To be sure, the Lebanese have perfected the skill of telling foreigners want they want to hear (HA is stumbling to sound 'anti-colonial' notes to a global audience). But I remain convinced that Tip O'Neill was right on Lebanon: all politics are local.

Indeed, if you spend extended time with any Lebanese politician, you will see that the vast majority of their time and energy is spent navigating local quarrels, whose complexity and minutae are mind-numbing to those who do not know the 'village.' This is, of course, a bit strange, because on first brush (be it hours, days, weeks or even months), Lebanese pols when given a foreign audience have a strong prelidiction for waxing on world affairs. Such is the fate for those in a small, weak country, but the bizarre quality of their formulations on such matters belie the fact that it is something of a sideshow for the 'real game.' Some may find charm in this kookiness (think of any Western journalist having lunch at Mukhtara); others may find it dangerous. But it is a fool's errand to underestimate the political judgment of the local players. To a certain extent, we all change, but they stay the same.

Some say Lebanon has always been a staging ground for regional competitions, but I think more accurately it is a place where regional competitions die ignominious deaths in the mud of an abiding feudal system. This, for me, above all else, is what is meant by 'resistance' in Lebanon. And in this sense, I do not fault the Americans for always having a poorly calibrated policy in Lebanon. It is literally beyond their managerial capacity from a cost-benefit perspective. Even those with a more preferential balance sheet -- the Israelis and the Syrians -- have found stable profits hard to come by.

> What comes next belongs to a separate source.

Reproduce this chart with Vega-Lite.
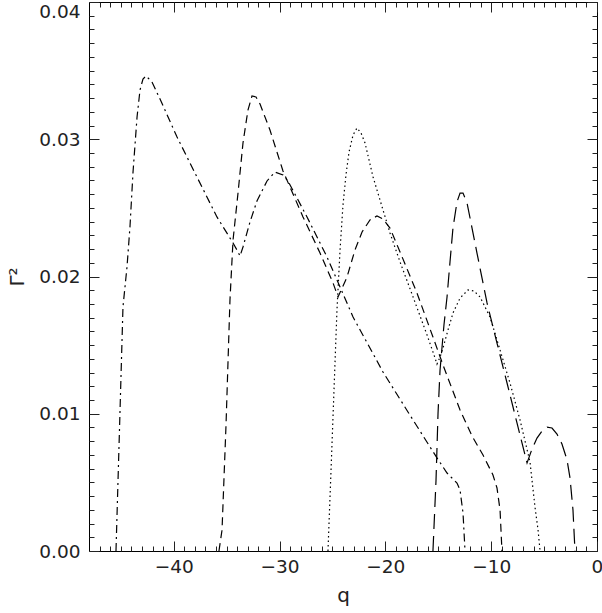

Thanks again for sharing your astute and insightful analysis. It pleases me to see that some latter day Harvard grads know that the 'great university of the West' finds an educational rival in the 'East.'

Jose

I got a different impression form reading the article by the fact that the pro-West forces were preparing for war and not fighting.

To me it shows how weak the American influence in the Middle East has become because Lebanon settle it's problem via the Arab League, Israel is negotiating with Syria via Turkey and Iran is negotiating a settlement between all the Shiite factions in Iraq.

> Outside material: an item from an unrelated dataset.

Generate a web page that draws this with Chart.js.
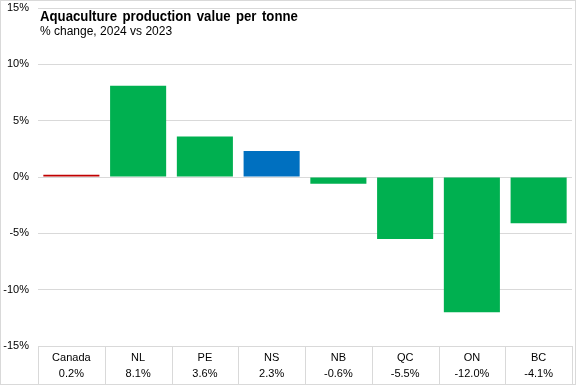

In none of these places is America leading.

Once America adopted the Neo-Conic view of the world, America suffered from an isolation and resentment that has spread across the world but most severely in the Middle East.

On Mark Penn, Obama could not have done it without you even more than the damage done by Bill.

Cloned_Poster

Great post. Kieran manages to display all the subtleties that Bush II thinks will be solved by a Bud and clearing scrub in a ranch in Texas.